◆ **THE REQUEST**:
Each line of the material must be repeated precisely, with the pictures left out.

◆ **DATASET CONTENT**:

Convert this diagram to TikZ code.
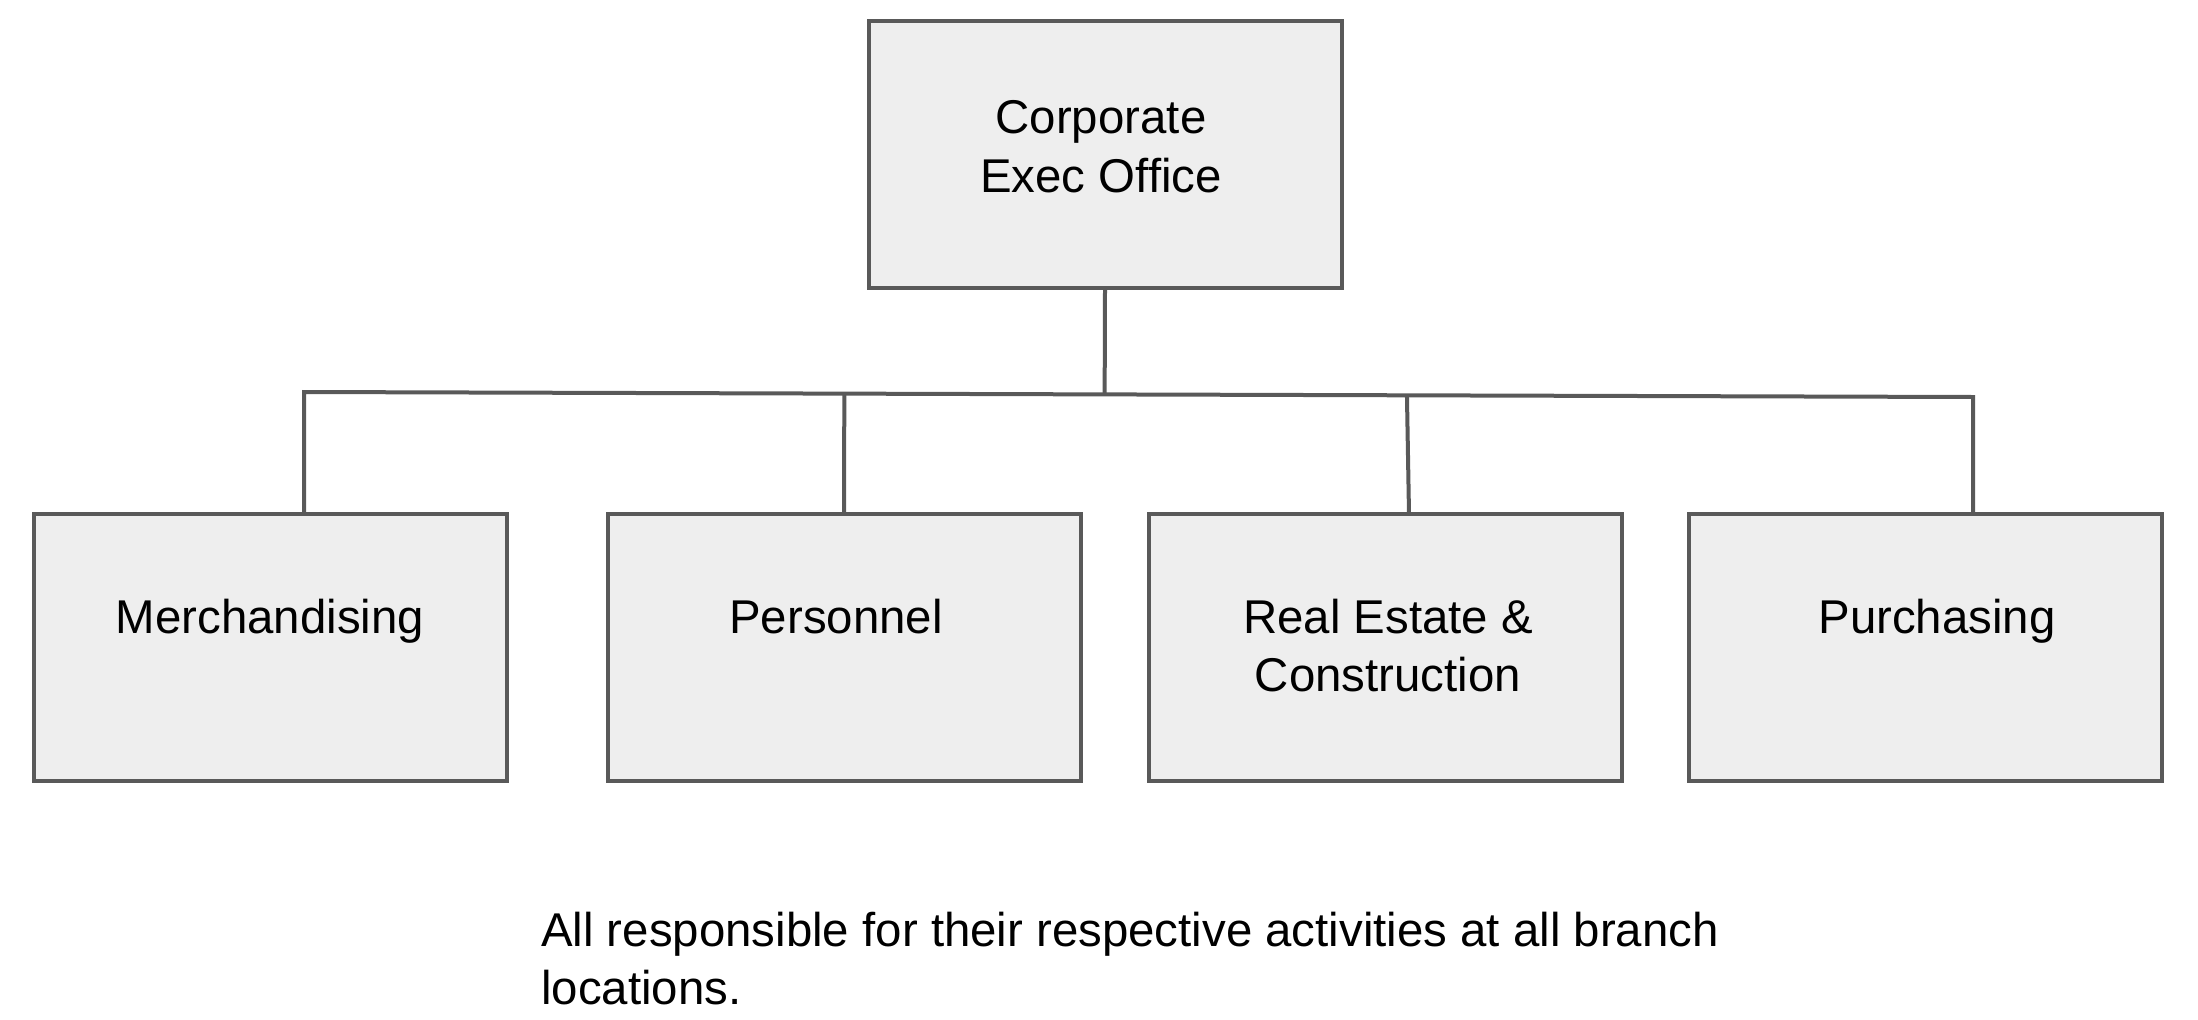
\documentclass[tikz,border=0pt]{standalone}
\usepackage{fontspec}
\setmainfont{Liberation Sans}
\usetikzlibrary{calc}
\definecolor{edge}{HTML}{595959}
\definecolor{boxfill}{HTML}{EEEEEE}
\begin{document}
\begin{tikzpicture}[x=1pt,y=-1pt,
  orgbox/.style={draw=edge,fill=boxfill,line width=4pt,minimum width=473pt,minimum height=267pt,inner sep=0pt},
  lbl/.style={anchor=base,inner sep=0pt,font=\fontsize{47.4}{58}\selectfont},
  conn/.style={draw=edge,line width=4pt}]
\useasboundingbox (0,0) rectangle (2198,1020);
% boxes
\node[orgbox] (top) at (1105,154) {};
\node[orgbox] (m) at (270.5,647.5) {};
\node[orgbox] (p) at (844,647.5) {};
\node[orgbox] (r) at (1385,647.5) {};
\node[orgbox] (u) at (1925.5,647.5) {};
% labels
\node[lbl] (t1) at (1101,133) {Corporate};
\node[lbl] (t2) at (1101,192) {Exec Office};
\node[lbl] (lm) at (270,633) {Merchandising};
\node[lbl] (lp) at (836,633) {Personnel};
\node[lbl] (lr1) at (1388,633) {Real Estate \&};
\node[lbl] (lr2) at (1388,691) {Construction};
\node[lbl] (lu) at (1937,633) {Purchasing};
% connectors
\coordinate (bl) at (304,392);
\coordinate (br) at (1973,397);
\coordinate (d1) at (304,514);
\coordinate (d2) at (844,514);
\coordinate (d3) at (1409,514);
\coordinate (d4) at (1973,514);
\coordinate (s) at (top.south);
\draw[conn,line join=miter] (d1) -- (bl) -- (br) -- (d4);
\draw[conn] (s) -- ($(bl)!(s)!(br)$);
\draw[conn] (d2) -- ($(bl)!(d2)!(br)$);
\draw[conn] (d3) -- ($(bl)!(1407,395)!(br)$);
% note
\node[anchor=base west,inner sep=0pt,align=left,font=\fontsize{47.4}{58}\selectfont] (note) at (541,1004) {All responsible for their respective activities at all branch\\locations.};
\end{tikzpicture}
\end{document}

◆ **WRITTEN RESPONSE**:
Convert this diagram to TikZ code.
\documentclass[tikz,border=0pt]{standalone}
\usepackage{fontspec}
\setmainfont{Liberation Sans}
\usetikzlibrary{calc}
\definecolor{edge}{HTML}{595959}
\definecolor{boxfill}{HTML}{EEEEEE}
\begin{document}
\begin{tikzpicture}[x=1pt,y=-1pt,
  orgbox/.style={draw=edge,fill=boxfill,line width=4pt,minimum width=473pt,minimum height=267pt,inner sep=0pt},
  lbl/.style={anchor=base,inner sep=0pt,font=\fontsize{47.4}{58}\selectfont},
  conn/.style={draw=edge,line width=4pt}]
\useasboundingbox (0,0) rectangle (2198,1020);
% boxes
\node[orgbox] (top) at (1105,154) {};
\node[orgbox] (m) at (270.5,647.5) {};
\node[orgbox] (p) at (844,647.5) {};
\node[orgbox] (r) at (1385,647.5) {};
\node[orgbox] (u) at (1925.5,647.5) {};
% labels
\node[lbl] (t1) at (1101,133) {Corporate};
\node[lbl] (t2) at (1101,192) {Exec Office};
\node[lbl] (lm) at (270,633) {Merchandising};
\node[lbl] (lp) at (836,633) {Personnel};
\node[lbl] (lr1) at (1388,633) {Real Estate \&};
\node[lbl] (lr2) at (1388,691) {Construction};
\node[lbl] (lu) at (1937,633) {Purchasing};
% connectors
\coordinate (bl) at (304,392);
\coordinate (br) at (1973,397);
\coordinate (d1) at (304,514);
\coordinate (d2) at (844,514);
\coordinate (d3) at (1409,514);
\coordinate (d4) at (1973,514);
\coordinate (s) at (top.south);
\draw[conn,line join=miter] (d1) -- (bl) -- (br) -- (d4);
\draw[conn] (s) -- ($(bl)!(s)!(br)$);
\draw[conn] (d2) -- ($(bl)!(d2)!(br)$);
\draw[conn] (d3) -- ($(bl)!(1407,395)!(br)$);
% note
\node[anchor=base west,inner sep=0pt,align=left,font=\fontsize{47.4}{58}\selectfont] (note) at (541,1004) {All responsible for their respective activities at all branch\\locations.};
\end{tikzpicture}
\end{document}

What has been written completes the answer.